The Organization of the Petroleum Exporting Countries (OPEC) held the opening session of a two day meeting in Vienna on Wednesday.
Guests and speakers included Prince Abdulaziz bin Salman Al Saud, the Minister of Energy, Kingdom of Saudi Arabia, and the ministers of oil and gas from Iraq and Libya, and the UAE minister of energy and infrastructure, among others.
The 8th OPEC Conference is being held under the title Towards a Sustainable and Inclusive Energy Transition.
The conference will examine the current global energy landscape and future prospects in energy transitions, market stability, energy security, investment, technology, and innovation.
This comes as Saudi Arabia announced on Monday that it was extending its oil production cut by one million barrels a day to boost flagging prices, while Russia announced that it would cut its exports by 500,000 bpd in August.

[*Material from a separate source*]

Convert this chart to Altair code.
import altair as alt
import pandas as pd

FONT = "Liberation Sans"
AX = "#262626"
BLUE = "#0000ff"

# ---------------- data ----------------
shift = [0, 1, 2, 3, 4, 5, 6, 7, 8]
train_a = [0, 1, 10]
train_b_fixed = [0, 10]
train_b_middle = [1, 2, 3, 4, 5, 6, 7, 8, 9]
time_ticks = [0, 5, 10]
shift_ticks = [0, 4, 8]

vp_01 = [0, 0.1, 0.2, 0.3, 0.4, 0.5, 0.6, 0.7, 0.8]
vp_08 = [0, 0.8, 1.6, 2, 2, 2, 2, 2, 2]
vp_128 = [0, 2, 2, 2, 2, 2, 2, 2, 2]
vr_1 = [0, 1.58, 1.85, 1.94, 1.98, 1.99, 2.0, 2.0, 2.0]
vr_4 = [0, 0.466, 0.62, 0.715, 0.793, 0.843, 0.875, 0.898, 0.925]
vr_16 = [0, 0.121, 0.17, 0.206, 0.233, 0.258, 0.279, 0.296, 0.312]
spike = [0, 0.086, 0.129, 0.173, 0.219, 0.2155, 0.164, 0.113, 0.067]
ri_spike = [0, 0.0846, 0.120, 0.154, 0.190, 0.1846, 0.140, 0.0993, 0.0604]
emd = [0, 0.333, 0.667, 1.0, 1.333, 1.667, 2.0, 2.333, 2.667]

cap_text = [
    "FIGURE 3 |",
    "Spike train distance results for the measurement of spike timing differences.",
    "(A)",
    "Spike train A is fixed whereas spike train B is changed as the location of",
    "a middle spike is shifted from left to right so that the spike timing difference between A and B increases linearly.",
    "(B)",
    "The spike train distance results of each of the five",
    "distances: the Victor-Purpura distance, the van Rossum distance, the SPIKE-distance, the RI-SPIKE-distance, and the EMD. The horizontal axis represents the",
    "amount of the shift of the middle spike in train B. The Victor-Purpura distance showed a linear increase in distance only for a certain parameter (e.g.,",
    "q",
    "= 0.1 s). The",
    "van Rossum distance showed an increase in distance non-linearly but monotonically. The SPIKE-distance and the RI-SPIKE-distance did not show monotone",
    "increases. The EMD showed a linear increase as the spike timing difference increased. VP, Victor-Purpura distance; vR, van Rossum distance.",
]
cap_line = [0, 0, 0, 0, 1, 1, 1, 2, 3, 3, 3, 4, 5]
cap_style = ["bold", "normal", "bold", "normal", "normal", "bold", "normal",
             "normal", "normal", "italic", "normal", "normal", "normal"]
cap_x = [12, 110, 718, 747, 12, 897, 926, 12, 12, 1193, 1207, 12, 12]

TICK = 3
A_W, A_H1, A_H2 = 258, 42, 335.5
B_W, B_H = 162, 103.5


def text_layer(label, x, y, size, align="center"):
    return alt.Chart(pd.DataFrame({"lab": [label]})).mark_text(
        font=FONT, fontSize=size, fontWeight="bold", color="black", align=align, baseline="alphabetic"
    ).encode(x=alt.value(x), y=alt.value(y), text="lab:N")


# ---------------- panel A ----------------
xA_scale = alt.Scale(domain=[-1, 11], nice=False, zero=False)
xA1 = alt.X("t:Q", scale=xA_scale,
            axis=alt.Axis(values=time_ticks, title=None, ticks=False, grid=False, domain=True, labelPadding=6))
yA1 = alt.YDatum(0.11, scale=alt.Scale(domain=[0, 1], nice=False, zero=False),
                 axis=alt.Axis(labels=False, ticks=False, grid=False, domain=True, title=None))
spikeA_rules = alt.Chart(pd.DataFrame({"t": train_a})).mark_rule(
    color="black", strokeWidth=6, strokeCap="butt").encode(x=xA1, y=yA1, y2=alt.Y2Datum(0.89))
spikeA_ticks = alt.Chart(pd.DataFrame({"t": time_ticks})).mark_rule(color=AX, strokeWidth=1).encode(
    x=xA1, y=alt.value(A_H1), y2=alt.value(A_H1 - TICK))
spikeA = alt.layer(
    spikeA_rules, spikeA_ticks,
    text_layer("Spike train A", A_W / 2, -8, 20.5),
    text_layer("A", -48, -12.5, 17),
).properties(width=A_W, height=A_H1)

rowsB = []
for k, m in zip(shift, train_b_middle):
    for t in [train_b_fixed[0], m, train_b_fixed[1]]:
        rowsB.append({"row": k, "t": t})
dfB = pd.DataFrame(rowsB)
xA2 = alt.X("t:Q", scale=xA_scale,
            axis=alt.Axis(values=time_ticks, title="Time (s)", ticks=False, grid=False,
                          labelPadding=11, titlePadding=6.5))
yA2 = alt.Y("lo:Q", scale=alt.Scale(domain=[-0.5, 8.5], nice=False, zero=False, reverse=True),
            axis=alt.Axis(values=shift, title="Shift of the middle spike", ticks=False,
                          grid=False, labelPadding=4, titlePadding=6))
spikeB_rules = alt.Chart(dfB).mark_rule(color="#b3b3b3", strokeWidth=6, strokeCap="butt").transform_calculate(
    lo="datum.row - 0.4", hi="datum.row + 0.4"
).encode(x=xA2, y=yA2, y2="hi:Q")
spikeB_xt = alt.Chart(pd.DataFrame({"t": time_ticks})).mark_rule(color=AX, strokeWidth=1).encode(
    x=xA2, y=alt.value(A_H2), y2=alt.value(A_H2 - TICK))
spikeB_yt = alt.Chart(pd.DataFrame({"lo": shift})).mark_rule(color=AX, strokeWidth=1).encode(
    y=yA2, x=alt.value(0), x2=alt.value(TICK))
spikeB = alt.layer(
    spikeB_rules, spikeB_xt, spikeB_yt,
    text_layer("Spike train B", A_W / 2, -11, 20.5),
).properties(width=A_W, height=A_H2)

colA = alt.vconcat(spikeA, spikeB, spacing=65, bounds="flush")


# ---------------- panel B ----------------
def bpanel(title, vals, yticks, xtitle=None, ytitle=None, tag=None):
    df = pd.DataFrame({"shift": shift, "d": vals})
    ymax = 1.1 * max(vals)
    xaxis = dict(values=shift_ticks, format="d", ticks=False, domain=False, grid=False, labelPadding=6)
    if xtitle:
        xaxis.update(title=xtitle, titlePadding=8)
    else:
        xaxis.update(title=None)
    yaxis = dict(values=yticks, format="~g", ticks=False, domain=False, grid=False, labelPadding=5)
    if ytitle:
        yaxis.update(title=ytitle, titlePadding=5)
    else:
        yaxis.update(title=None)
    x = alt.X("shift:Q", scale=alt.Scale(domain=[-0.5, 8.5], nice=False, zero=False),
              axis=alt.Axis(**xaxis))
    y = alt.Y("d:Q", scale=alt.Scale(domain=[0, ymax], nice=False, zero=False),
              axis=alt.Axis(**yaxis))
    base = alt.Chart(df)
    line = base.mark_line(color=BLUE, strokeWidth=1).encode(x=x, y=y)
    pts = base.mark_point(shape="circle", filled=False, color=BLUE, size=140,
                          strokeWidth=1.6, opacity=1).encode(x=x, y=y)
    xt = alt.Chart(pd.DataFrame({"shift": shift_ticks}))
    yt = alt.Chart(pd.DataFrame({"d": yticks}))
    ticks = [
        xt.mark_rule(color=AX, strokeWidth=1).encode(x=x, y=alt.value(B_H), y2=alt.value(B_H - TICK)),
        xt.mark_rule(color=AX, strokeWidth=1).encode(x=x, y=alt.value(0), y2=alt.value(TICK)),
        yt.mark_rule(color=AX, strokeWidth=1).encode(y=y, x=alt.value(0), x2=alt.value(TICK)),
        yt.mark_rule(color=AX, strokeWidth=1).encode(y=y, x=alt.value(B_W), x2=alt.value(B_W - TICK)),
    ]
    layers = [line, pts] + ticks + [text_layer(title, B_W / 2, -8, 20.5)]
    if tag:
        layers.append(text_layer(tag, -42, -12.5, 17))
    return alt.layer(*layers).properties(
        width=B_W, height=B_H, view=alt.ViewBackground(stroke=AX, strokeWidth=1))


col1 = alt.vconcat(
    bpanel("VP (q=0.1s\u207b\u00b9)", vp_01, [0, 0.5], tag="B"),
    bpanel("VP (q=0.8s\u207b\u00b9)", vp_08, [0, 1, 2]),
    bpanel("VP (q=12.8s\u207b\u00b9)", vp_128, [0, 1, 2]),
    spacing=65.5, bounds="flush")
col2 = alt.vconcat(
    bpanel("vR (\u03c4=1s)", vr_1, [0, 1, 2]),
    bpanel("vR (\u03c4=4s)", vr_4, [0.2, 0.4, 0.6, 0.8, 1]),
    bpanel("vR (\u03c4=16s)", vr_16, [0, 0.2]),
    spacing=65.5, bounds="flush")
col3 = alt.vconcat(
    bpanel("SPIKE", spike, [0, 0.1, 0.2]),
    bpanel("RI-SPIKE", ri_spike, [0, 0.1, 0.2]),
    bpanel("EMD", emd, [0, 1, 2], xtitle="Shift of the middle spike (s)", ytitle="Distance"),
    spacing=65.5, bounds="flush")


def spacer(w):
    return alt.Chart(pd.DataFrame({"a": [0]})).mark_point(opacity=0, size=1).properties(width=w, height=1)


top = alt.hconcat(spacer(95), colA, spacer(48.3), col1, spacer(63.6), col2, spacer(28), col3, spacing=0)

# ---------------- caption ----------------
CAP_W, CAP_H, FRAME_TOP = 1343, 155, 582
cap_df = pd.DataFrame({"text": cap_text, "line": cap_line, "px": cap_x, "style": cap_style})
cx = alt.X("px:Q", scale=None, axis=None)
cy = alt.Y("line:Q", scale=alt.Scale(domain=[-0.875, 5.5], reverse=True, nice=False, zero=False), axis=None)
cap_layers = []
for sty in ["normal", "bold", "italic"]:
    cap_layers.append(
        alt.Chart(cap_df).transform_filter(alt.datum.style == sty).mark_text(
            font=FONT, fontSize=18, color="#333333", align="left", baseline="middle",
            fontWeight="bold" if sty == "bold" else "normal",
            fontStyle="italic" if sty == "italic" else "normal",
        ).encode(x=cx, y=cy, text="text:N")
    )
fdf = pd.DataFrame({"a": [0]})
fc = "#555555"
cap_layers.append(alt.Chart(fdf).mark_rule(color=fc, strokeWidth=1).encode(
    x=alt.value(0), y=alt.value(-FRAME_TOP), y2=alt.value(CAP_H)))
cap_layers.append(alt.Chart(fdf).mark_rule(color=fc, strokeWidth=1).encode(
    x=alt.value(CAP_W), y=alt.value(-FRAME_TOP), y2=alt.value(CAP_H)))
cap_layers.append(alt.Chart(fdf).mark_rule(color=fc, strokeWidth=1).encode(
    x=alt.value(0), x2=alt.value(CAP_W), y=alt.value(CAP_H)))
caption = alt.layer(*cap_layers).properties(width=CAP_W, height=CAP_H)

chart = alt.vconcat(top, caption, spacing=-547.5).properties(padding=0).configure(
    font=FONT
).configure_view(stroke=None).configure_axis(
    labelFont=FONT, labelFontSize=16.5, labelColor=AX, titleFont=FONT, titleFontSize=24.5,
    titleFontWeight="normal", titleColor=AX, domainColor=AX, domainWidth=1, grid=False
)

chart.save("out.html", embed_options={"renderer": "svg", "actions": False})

These measures are the latest to be taken by major producers to stabilize prices in the face of high market volatility, lingering fallout from Russia's invasion of Ukraine and China's faltering economic recovery.

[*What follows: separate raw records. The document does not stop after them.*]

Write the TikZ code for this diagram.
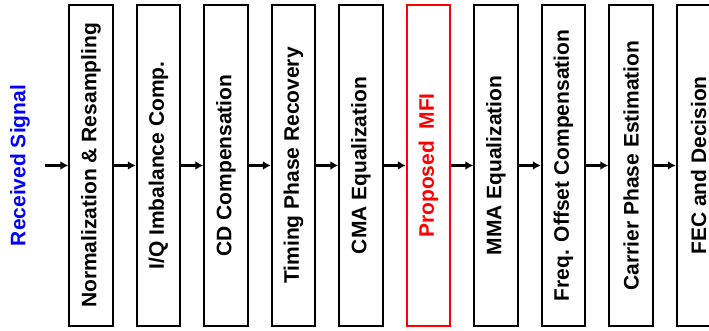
\documentclass[tikz,border=0pt]{standalone}
\usepackage{fontspec}
\setmainfont{Liberation Sans}
\usetikzlibrary{positioning}
\usetikzlibrary{arrows.meta}
\newcommand{\vlabel}[1]{\rotatebox{90}{#1}} % Vertical text inside a block
\tikzset{node distance=22pt, % Gap between two blocks
      block/.style={ % Sets the properties for each processing block
      draw,
      line width=2pt,
      minimum width=43.5pt,
      minimum height=321pt,
      inner sep=0pt,
      font=\bfseries\fontsize{21}{25}\selectfont},
      proposed/.style={ % Highlighted block
      block,
      draw=red,
      text=red},
      flow/.style={ % Sets the properties for each connector
      draw,
      -{Latex[length=8pt,width=9pt]}, % Bold arrowheads
      line width=3pt}}

\begin{document}
\begin{tikzpicture}
      \useasboundingbox (0,0) rectangle (709pt,331pt);
      \node[text=blue, font=\bfseries\fontsize{21}{25}\selectfont] (sig) at (20pt,165.5pt) {\vlabel{Received Signal}};
      \coordinate (in) at (45pt,165.5pt);
      \node[block] (norm) at (91pt,165.5pt) {\vlabel{Normalization \& Resampling}};
      \node[block, right=of norm] (iq) {\vlabel{I/Q Imbalance Comp.}};
      \node[block, right=of iq] (cd) {\vlabel{CD Compensation}};
      \node[block, right=of cd] (tpr) {\vlabel{Timing Phase Recovery}};
      \node[block, right=of tpr] (cma) {\vlabel{CMA Equalization}};
      \node[proposed, right=of cma] (mfi) {\vlabel{Proposed~~MFI}};
      \node[block, right=of mfi] (mma) {\vlabel{MMA Equalization}};
      \node[block, right=of mma] (foc) {\vlabel{Freq. Offset Compensation}};
      \node[block, right=of foc] (cpe) {\vlabel{Carrier Phase Estimation}};
      \node[block, right=of cpe] (fec) {\vlabel{FEC and Decision}};
      \draw[flow] (in) -- (norm);
      \draw[flow] (norm) -- (iq);
      \draw[flow] (iq) -- (cd);
      \draw[flow] (cd) -- (tpr);
      \draw[flow] (tpr) -- (cma);
      \draw[flow] (cma) -- (mfi);
      \draw[flow] (mfi) -- (mma);
      \draw[flow] (mma) -- (foc);
      \draw[flow] (foc) -- (cpe);
      \draw[flow] (cpe) -- (fec);
\end{tikzpicture}
\end{document}
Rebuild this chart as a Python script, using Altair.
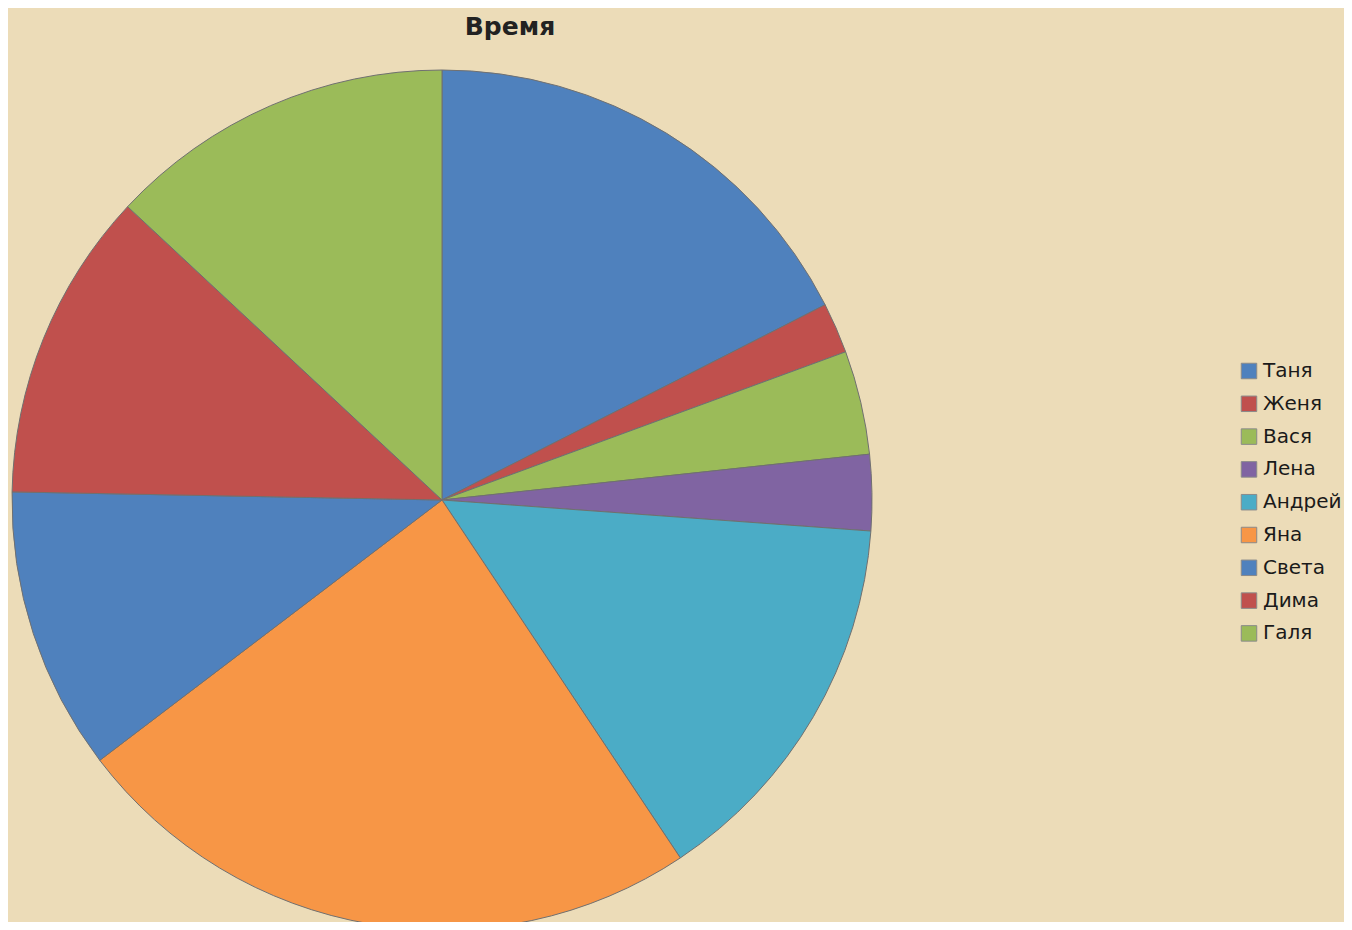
import altair as alt
import pandas as pd

names = ["Таня", "Женя", "Вася", "Лена", "Андрей", "Яна", "Света", "Дима", "Галя"]
values = [35, 3.8, 7.8, 5.7, 29, 48, 21.3, 23.3, 26.1]
colors = ["#4F81BD", "#C0504D", "#9BBB59", "#8064A2", "#4BACC6", "#F79646",
          "#4F81BD", "#C0504D", "#9BBB59"]

df = pd.DataFrame({"name": names, "value": values, "order": list(range(len(names)))})

chart = alt.Chart(df).mark_arc(radius=430, stroke="#707070", strokeWidth=1).encode(
    theta=alt.Theta("value:Q", stack=True),
    color=alt.Color(
        "name:N",
        scale=alt.Scale(domain=names, range=colors),
        sort=names,
        legend=alt.Legend(
            title=None, orient="none", legendX=1231, legendY=313,
            symbolType="square", symbolSize=240, symbolStrokeColor="#8a8a8a",
            symbolStrokeWidth=1, symbolOpacity=1,
            labelFont="DejaVu Sans", labelFontSize=20, labelColor="#1a1a1a",
            labelOffset=4, rowPadding=12.8, padding=0,
        ),
    ),
    order=alt.Order("order:Q"),
    x=alt.value(434),
    y=alt.value(452),
).properties(
    width=1336, height=874,
    title=alt.TitleParams("Время", font="DejaVu Sans", fontSize=25, fontWeight="bold",
                          color="#222222", anchor="middle", dx=-166, dy=-4),
    background="#ECDCB8",
    padding={"top": 40, "left": 0, "right": 0, "bottom": 0},
    autosize="none",
).configure_view(stroke=None)

chart.save("out.html", embed_options={"renderer": "svg", "actions": False})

Saudi Arabia, the heavyweight of the Organization of the Petroleum Exporting Countries (OPEC), decided in early June to make a further production cut in the hope of boosting prices.
This voluntary reduction, which took effect this weekend, will continue into August and "may be extended" beyond that period, the kingdom's official news agency reported, citing a source in the Energy Ministry.
"The source confirmed that this additional voluntary reduction reinforces the precautionary measures taken by OPEC+ countries with the aim of supporting the stability and balance of oil markets," the agency added.
This decision maintains production in the oil-rich kingdom at around nine million barrels per day.
Announcing the cut last month following a meeting of oil producers, Saudi Energy Minister Prince Abdelaziz bin Salmane said it was potentially "extendable".
In April, several Opec+ members had decided to voluntarily cut their production by more than a million barrels a day, a surprise decision that briefly supported prices but did not lead to a sustained rise.